Configuring a Hive Data Connection

This function is not supported in MRS 3.0.5.

  1. Log in to the MRS console. In the navigation pane on the left, choose Active Clusters.
  2. Click the name of a cluster to go to the cluster details page.
  3. On the Dashboard tab page, click Manage next to Data Connection.
  4. On the Data Connections page, the data connections of the cluster are displayed. You can click Disassociate to delete a data connection.
  5. If there is no associated data connection on the Data Connection dialog box, click Configure Data Connection to add a connection.

    Only one data connection can be configured for a module type. For example, after a data connection is configured for Hive metadata, no other data connection can be configured for it. If no module type is available, the Configure Data Connection button is unavailable.

    Table 2 Configuring a Hive data connection

    Parameter

    Description

    Component

    Hive

    Module Type

    Hive metadata

    Data Connection Type

    • RDS PostgreSQL database (supported for clusters of MRS 1.9.x)
    • RDS MySQL database
    • Local database

    Instance

    This parameter is valid only when Data Connection Type is set to RDS PostgreSQL database or RDS MySQL database. Select the name of the connection between the MRS cluster and the RDS database. This instance must be created before being referenced here. You can click Create Data Connection to create a data connection. For details, see Creating an RDS Data Connection for an Existing MRS Cluster.

    Figure 5 Configuring a data connection

  6. Click Test to test connectivity of the data connection.
  7. After the data connection is successful, click OK.
  8. Upload the open-source driver package of PostgreSQL or MySQL to all nodes where MetaStore instances are deployed to replace the existing driver package of the cluster.

    • PostgreSQL: Upload the driver package postgresql-42.2.5.jar to the ${BIGDATA_HOME}/third_lib/Hive directory on all MetaStore instance nodes. Download the open-source driver package from https://repo1.maven.org/maven2/org/postgresql/postgresql/42.2.5/..
    • MySQL: Log in to the MySQL official website (https://www.mysql.com/), choose Downloads > Community > MySQL Connectors > Connector/J to download the driver package of the required version, and upload the driver package to the /opt/Bigdata/FusionInsight_HD_*/install/FusionInsight-Hive-*/hive-*/lib/ directory on all Metastore instance nodes.

  9. For MRS 3.3.0 and later versions, to store Hive metadata into the RDS PostgreSQL database, log in to all MetaStore instance nodes and run the following command to replace the SQL file content:

    sed -i 's#PRIMARY KEY ("MAPPING_ID"),#PRIMARY KEY (MAPPING_ID),#g' $BIGDATA_HOME/FusionInsight_Current/*_MetaStore/install/hive-3.1.0/scripts/metastore/upgrade/postgres/hive-schema-3.1.0.postgres.sql

    sed -i 's#UNIQUE ("CAT_NAME", "DB_NAME", "TBL_NAME")#UNIQUE (CAT_NAME, DB_NAME, TBL_NAME)#g' $BIGDATA_HOME/FusionInsight_Current/*_MetaStore/install/hive-3.1.0/scripts/metastore/upgrade/postgres/hive-schema-3.1.0.postgres.sql

  10. On the cluster details page, click the Components tab and click Hive.
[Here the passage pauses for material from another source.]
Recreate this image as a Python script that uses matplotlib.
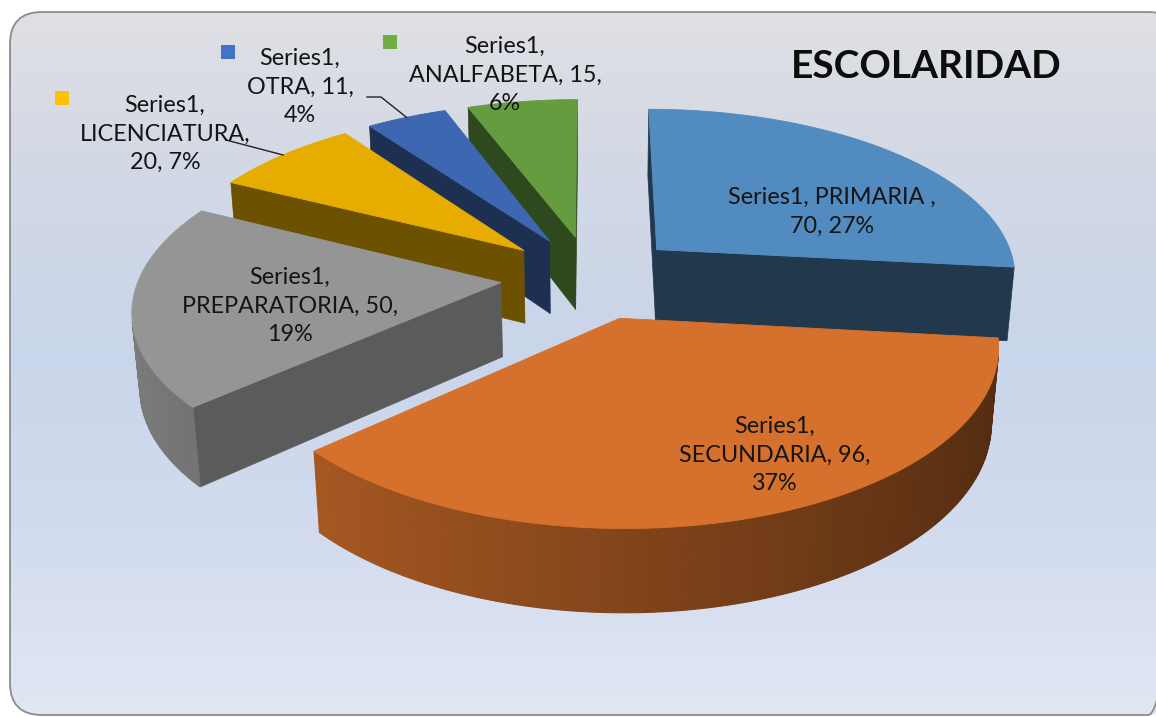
import numpy as np
import matplotlib.pyplot as plt
from matplotlib.patches import Polygon, FancyBboxPatch
from matplotlib.colors import to_rgb, LinearSegmentedColormap

# data
categories = ['PRIMARIA ', 'SECUNDARIA', 'PREPARATORIA', 'LICENCIATURA', 'OTRA', 'ANALFABETA']
values = [70, 96, 50, 20, 11, 15]
pct_labels = ['27%', '37%', '19%', '7%', '4%', '6%']
series_name = 'Series1'
title = 'ESCOLARIDAD'
colors = ['#5B9BD5', '#ED7D31', '#A5A5A5', '#FFC000', '#4472C4', '#70AD47']

# how each data label wraps (groups of: series, category, value, percent)
label_lines = [[[0, 1], [2, 3]], [[0], [1, 2], [3]], [[0], [1, 2], [3]],
               [[0], [1], [2, 3]], [[0], [1, 2], [3]], [[0], [1, 2], [3]]]
label_pos = [(832, 212), (775, 455), (290, 306), (165, 134), (300, 87), (505, 75)]
outside = [False, False, False, True, True, True]
key_pos = {3: (62, 98), 4: (228, 52), 5: (390, 42)}
leader_from = {3: (226, 140), 4: (367, 97)}
cut_k = [0.36, 0.42, 0.55, 0.42, 0.42, 0.42]

# 3d view
W, H = 1156, 717
cx, cy = 591, 277
f, D = 2260.0, 6.25
phi = np.radians(27.6)
sphi, cphi = np.sin(phi), np.cos(phi)
depth = 0.235
explode = 0.25

plt.rcParams['font.family'] = ['Lato', 'DejaVu Sans']


def project(u, v, z):
    w = D + v * cphi - z * sphi
    return cx + f * u / w, cy - f * (v * sphi + z * cphi) / w


def shade(col, k):
    r, g, b = to_rgb(col)
    return (min(r * k, 1), min(g * k, 1), min(b * k, 1))


def wall_k(theta):
    return 0.55 + 0.2 * np.cos(theta - np.pi)


fig = plt.figure(figsize=(W / 100, H / 100), dpi=100)
ax = fig.add_axes([0, 0, 1, 1])
ax.set_xlim(0, W)
ax.set_ylim(H, 0)
ax.axis('off')

# background panel with vertical gradient
frame = FancyBboxPatch((10, 12), 1170, 703, boxstyle='round,pad=0,rounding_size=32',
                       facecolor='none', edgecolor='#8c8c8c', lw=1.3, zorder=5)
ax.add_patch(frame)
bg = LinearSegmentedColormap.from_list('bg', [(0, '#dfe0e4'), (0.2, '#d4d9e5'), (0.48, '#c9d5ea'),
                                              (0.78, '#d4ddef'), (1, '#e1e7f3')])
grad = np.linspace(0, 1, 256).reshape(-1, 1)
im = ax.imshow(grad, cmap=bg, extent=[10, 1180, 715, 12], aspect='auto', zorder=0)
im.set_clip_path(frame)
ax.set_xlim(0, W)
ax.set_ylim(H, 0)

total = sum(values)
cam = np.array([0.0, -D * cphi])
slices = []
start = np.pi / 2
for i, val in enumerate(values):
    span = val / total * 2 * np.pi
    ts, te = start, start - span
    mid = (ts + te) / 2
    apex = explode * np.array([np.cos(mid), np.sin(mid)])
    pm = apex + 0.5 * np.array([np.cos(mid), np.sin(mid)])
    slices.append((i, ts, te, apex, D + pm[1] * cphi))
    start = te

slices.sort(key=lambda s: -s[4])
for z, (i, ts, te, apex, _) in enumerate(slices):
    col = colors[i]
    zo = 2 + z
    th = np.linspace(ts, te, 120)
    rx = apex[0] + np.cos(th)
    ry = apex[1] + np.sin(th)
    # radial cut faces
    for ang, nrm in ((ts, ts + np.pi / 2), (te, te - np.pi / 2)):
        n = np.array([np.cos(nrm), np.sin(nrm)])
        if np.dot(cam - apex, n) > 0:
            ex, ey = apex[0] + np.cos(ang), apex[1] + np.sin(ang)
            pts = [project(apex[0], apex[1], 0), project(ex, ey, 0),
                   project(ex, ey, -depth), project(apex[0], apex[1], -depth)]
            c = shade(col, cut_k[i])
            ax.add_patch(Polygon(pts, closed=True, facecolor=c, edgecolor=c, lw=0.5, zorder=zo))
    # outer wall
    for j in range(len(th) - 1):
        tm = (th[j] + th[j + 1]) / 2
        n = np.array([np.cos(tm), np.sin(tm)])
        p = apex + n
        if np.dot(cam - p, n) <= 0:
            continue
        c = shade(col, wall_k(tm))
        pts = [project(rx[j], ry[j], 0), project(rx[j + 1], ry[j + 1], 0),
               project(rx[j + 1], ry[j + 1], -depth), project(rx[j], ry[j], -depth)]
        ax.add_patch(Polygon(pts, closed=True, facecolor=c, edgecolor=c, lw=0.8, zorder=zo))
    # top face
    top = [project(apex[0], apex[1], 0)] + [project(a, b, 0) for a, b in zip(rx, ry)]
    ax.add_patch(Polygon(top, closed=True, facecolor=shade(col, 0.9),
                         edgecolor=shade(col, 0.9), lw=0.6, zorder=zo))
    # leader line ends at the rim of the slice
    if i in leader_from:
        mid = (ts + te) / 2
        ex, ey = project(apex[0] + np.cos(mid), apex[1] + np.sin(mid), 0)
        lx, ly = leader_from[i]
        if i == 4:
            ax.plot([lx, lx + 14, ex], [ly, ly, ey], color='#222222', lw=1, zorder=30)
        else:
            ax.plot([lx, ex], [ly, ey], color='#222222', lw=1, zorder=30)

# data labels
for i, cat in enumerate(categories):
    parts = [f'{series_name},', f'{cat},', f'{values[i]},', pct_labels[i]]
    text = '\n'.join(' '.join(parts[k] for k in grp) for grp in label_lines[i])
    x, y = label_pos[i]
    ax.text(x, y, text, ha='center', va='center', fontsize=16.8, color='#141414',
            linespacing=1.45, zorder=40)
    if outside[i]:
        kx, ky = key_pos[i]
        ax.add_patch(plt.Rectangle((kx - 7, ky - 7), 14, 14, facecolor=colors[i],
                                   edgecolor='none', zorder=40))

ax.text(926, 67, title, ha='center', va='center', fontsize=28, fontweight='bold',
        color='#0d0d0d', zorder=40)

fig.savefig('out.png', dpi=100)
On the service details page, choose More > Restart Service and click OK to restart the Hive service.

    • If IAM users are not synchronized, click the Dashboard tab on the cluster details page, click Synchronize on the right of IAM User Sync, and then restart the Hive service.
    • Hive will create necessary database tables in the specified database after restart. (If tables already exist, they will not be created.)